Sharon Barker remembers the days before Roe v. Wade, when a college friend was forced to bring a baby who was the product of rape to term and then gave it up.
It was a different time, one that Barker, a founder of the reproductive health clinic Mabel Wadsworth Center in Bangor, thinks people who have grown up with abortion being legal cannot really understand. Her motivation to get into women’s health advocacy was spurred by memories of the shame of being unwed and pregnant accessing underground networks to find abortion care and stories of people who died trying to give themselves one.
After that landmark 1973 U.S. Supreme Court case, abortion access and education in Maine slowly began to improve, Barker said. But the right to abortion was not enshrined in state law until 20 years later, when Republican Gov. John McKernan wrote and signed the Reproductive Privacy Act, guaranteeing the right to the procedure before the point of fetal liability.
It has since been held up as the cornerstone of Maine’s permissive abortion laws. Only 12 other states offer similar protections, according to the Guttmacher Institute. The 1993 law was the subject of a major political fight and now carries more weight after the Supreme Court tossed out federal abortion rights enshrined in Roe, putting abortion laws in the hands of states.
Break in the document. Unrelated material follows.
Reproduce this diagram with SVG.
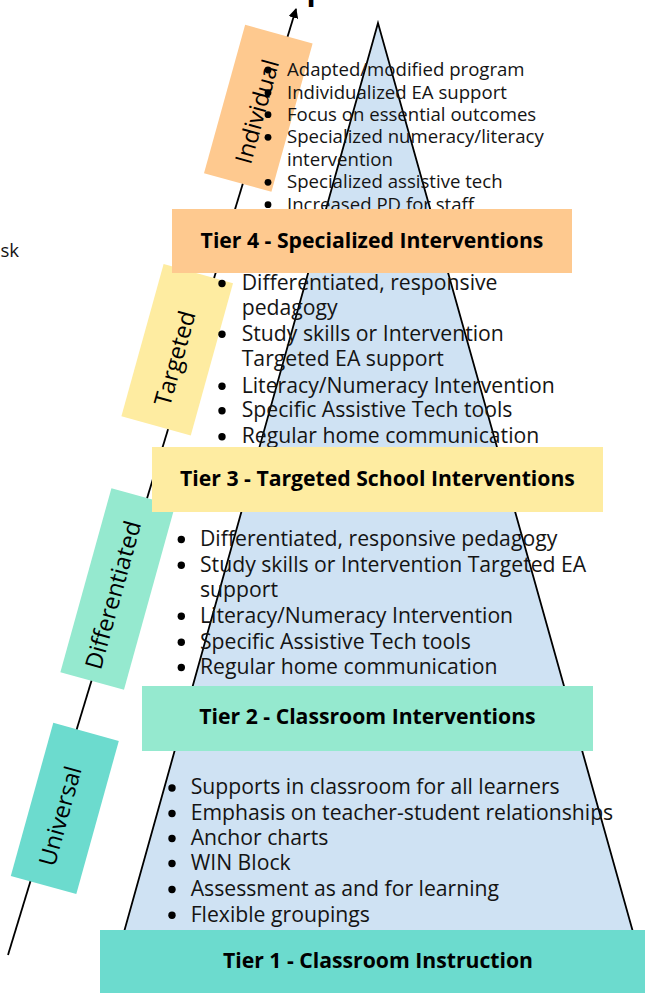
<svg xmlns="http://www.w3.org/2000/svg" width="645" height="993" viewBox="0 0 645 993">
  <defs>
    <marker id="arrowhead" viewBox="0 0 10 10" refX="9" refY="5" markerWidth="5.5" markerHeight="5.5" orient="auto" markerUnits="strokeWidth">
      <path d="M0,0 L10,5 L0,10 z" fill="#000"/>
    </marker>
    <style>
      .bullets { font-family: "Open Sans", "Liberation Sans", sans-serif; fill: #141414; }
      .small { font-size: 18.6px; }
      .big { font-size: 21.2px; }
      .tier { font-family: "Open Sans", "Liberation Sans", sans-serif; font-weight: bold; font-size: 21.2px; fill: #000; text-anchor: middle; }
      .tag { font-family: "Open Sans", "Liberation Sans", sans-serif; font-size: 23.5px; fill: #000; text-anchor: middle; }
      .dot { fill: #000; }
      .axis { stroke: #000; stroke-width: 1.8; fill: none; }
    </style>
  </defs>
  <rect width="645" height="993" fill="#fff"/>

  <!-- title descender peeking in at the top -->
  <text x="306.5" y="0" font-family="Open Sans, Liberation Sans, sans-serif" font-weight="bold" font-size="30" fill="#000">p</text>

  <!-- stray label at left edge -->
  <text x="0.5" y="257.3" class="bullets small">sk</text>

  <!-- pyramid -->
  <g id="pyramid">
    <polygon points="378,23 124,932 633,932" fill="#cfe2f3" stroke="#000" stroke-width="1.8" stroke-linejoin="miter"/>
  </g>

  <!-- support-level axis -->
  <g id="connectors">
    <line class="axis" x1="8" y1="955" x2="296" y2="9" marker-end="url(#arrowhead)"/>
  </g>

  <!-- tilted level tags -->
  <g id="tag-individual" transform="translate(258.3,108.3) rotate(-74.5)">
    <rect x="-77" y="-35" width="154" height="70" fill="#fec98f"/>
    <text class="tag" x="-3.4" y="8">Individual</text>
  </g>
  <g id="tag-targeted" transform="translate(177.2,349.7) rotate(-74.5)">
    <rect x="-79" y="-36" width="158" height="72" fill="#feeca1"/>
    <text class="tag" x="-9" y="8.4">Targeted</text>
  </g>
  <g id="tag-differentiated" transform="translate(117.7,589) rotate(-74.5)">
    <rect x="-95.5" y="-33" width="191" height="66" fill="#95e9cf"/>
    <text class="tag" x="-7" y="5.4">Differentiated</text>
  </g>
  <g id="tag-universal" transform="translate(64.8,808.4) rotate(-74.5)">
    <rect x="-79.5" y="-34" width="159" height="68" fill="#6cdbce"/>
    <text class="tag" x="-8.6" y="5.8">Universal</text>
  </g>

  <!-- tier 4 bullet list -->
  <g id="list-tier4" class="bullets small">
    <circle class="dot" cx="268" cy="70" r="3.4"/>
    <circle class="dot" cx="268" cy="92.7" r="3.4"/>
    <circle class="dot" cx="268" cy="114.7" r="3.4"/>
    <circle class="dot" cx="268" cy="137.3" r="3.4"/>
    <circle class="dot" cx="268" cy="182.3" r="3.4"/>
    <circle class="dot" cx="268" cy="204.7" r="3.4"/>
    <text x="287" y="76">Adapted/modified program</text>
    <text x="287" y="98.7">Individualized EA support</text>
    <text x="287" y="120.7">Focus on essential outcomes</text>
    <text x="287" y="143.3">Specialized numeracy/literacy</text>
    <text x="287" y="165.7">intervention</text>
    <text x="287" y="188.3">Specialized assistive tech</text>
    <text x="287" y="210.7">Increased PD for staff</text>
  </g>

  <!-- tier 3 bullet list -->
  <g id="list-tier3" class="bullets big">
    <circle class="dot" cx="222" cy="283.5" r="3.7"/>
    <circle class="dot" cx="222" cy="334.2" r="3.7"/>
    <circle class="dot" cx="222" cy="386.2" r="3.7"/>
    <circle class="dot" cx="222" cy="410.8" r="3.7"/>
    <circle class="dot" cx="222" cy="436.8" r="3.7"/>
    <text x="241.7" y="290">Differentiated, responsive</text>
    <text x="241.7" y="315">pedagogy</text>
    <text x="241.7" y="340.7">Study skills or Intervention</text>
    <text x="241.7" y="366">Targeted EA support</text>
    <text x="241.7" y="392.7">Literacy/Numeracy Intervention</text>
    <text x="241.7" y="417.3">Specific Assistive Tech tools</text>
    <text x="241.7" y="443.3">Regular home communication</text>
  </g>

  <!-- tier 2 bullet list -->
  <g id="list-tier2" class="bullets big">
    <circle class="dot" cx="181.3" cy="539.5" r="3.7"/>
    <circle class="dot" cx="181.3" cy="565.2" r="3.7"/>
    <circle class="dot" cx="181.3" cy="616.2" r="3.7"/>
    <circle class="dot" cx="181.3" cy="642.2" r="3.7"/>
    <circle class="dot" cx="181.3" cy="667.5" r="3.7"/>
    <text x="200" y="546">Differentiated, responsive pedagogy</text>
    <text x="200" y="571.7">Study skills or Intervention Targeted EA</text>
    <text x="200" y="597.3">support</text>
    <text x="200" y="622.7">Literacy/Numeracy Intervention</text>
    <text x="200" y="648.7">Specific Assistive Tech tools</text>
    <text x="200" y="674">Regular home communication</text>
  </g>

  <!-- tier 1 bullet list -->
  <g id="list-tier1" class="bullets big">
    <circle class="dot" cx="172" cy="788" r="3.7"/>
    <circle class="dot" cx="172" cy="813.5" r="3.7"/>
    <circle class="dot" cx="172" cy="838.5" r="3.7"/>
    <circle class="dot" cx="172" cy="863.5" r="3.7"/>
    <circle class="dot" cx="172" cy="889.5" r="3.7"/>
    <circle class="dot" cx="172" cy="915.2" r="3.7"/>
    <text x="190.7" y="794.3">Supports in classroom for all learners</text>
    <text x="190.7" y="820">Emphasis on teacher-student relationships</text>
    <text x="190.7" y="845">Anchor charts</text>
    <text x="190.7" y="870">WIN Block</text>
    <text x="190.7" y="896">Assessment as and for learning</text>
    <text x="190.7" y="921.7">Flexible groupings</text>
  </g>

  <!-- tier bands -->
  <g id="tier4">
    <rect x="172" y="209" width="400" height="64" fill="#fec98f"/>
    <text class="tier" x="372" y="248">Tier 4 - Specialized Interventions</text>
  </g>
  <g id="tier3">
    <rect x="152" y="447" width="451" height="65" fill="#feeca1"/>
    <text class="tier" x="377.5" y="486">Tier 3 - Targeted School Interventions</text>
  </g>
  <g id="tier2">
    <rect x="142" y="686" width="451" height="65" fill="#95e9cf"/>
    <text class="tier" x="367.5" y="724">Tier 2 - Classroom Interventions</text>
  </g>
  <g id="tier1">
    <rect x="100" y="930" width="545" height="63" fill="#6cdbce"/>
    <text class="tier" x="378" y="968">Tier 1 - Classroom Instruction</text>
  </g>
</svg>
“That law didn’t really change much in terms of the practical, on-the-ground abortion access,” Barker said. “What it did was prepare Maine for today.”
The bill was introduced right after another high-court decision that was reversed on Friday, Planned Parenthood v. Casey, affirming a right to abortion while allowing states to impose some restrictions. It led proponents to worry access would be further restricted in the future.
“It’s an appropriate thing to do, and we need to do it now if we want to keep Maine law as it has been for the last 20 years,” then-Rep. Susan Farnsworth, D-Hallowell, a co-sponsor of the law, told the Kennebec Journal in 1993.
It had strong support from the beginning, with news reports noting one-third of the Legislature signed on as co-sponsors, something that remains rare for bills in Augusta. That was likely helped along by McKernan’s long track record of supporting abortion rights at a time when Republicans and Democrats were less polarized on the issue.
In addition to codifying abortion rights, it repealed provisions that included a 48-hour wait for the procedure after seeing a physician, passing the Legislature and going to McKernan’s desk by comfortable margins — 24-11 in the Senate and 97-44 in the House.
The success of the bill hinged on bringing together coalitions of those who did not want the government to be involved in a medical decision and those who felt a woman should have the right to choose, said Farnsworth, who runs a family law office in Hallowell.
It was still highly controversial: The Bangor Daily News reported in March 1993 that roughly 1,000 people turned up to the bill’s public hearing held in the Augusta Civic Center for capacity reasons. It happened again in 2009 when Maine debated same-sex marriage.
Opponents held up graphic posters of aborted fetuses and occasionally argued with speakers. One woman prayed in front of a banner of the Virgin Mary in front of the hall. Baby cries punctuated testimony, the BDN reported. That happened alongside testimony of those who said the bill would prevent women from being put in precarious situations.
“It took the work of a lot of brave people, mostly women, to come forward with their experiences — and help people understand who maybe didn’t — about the impact it would have on people’s lives,” Farnsworth said.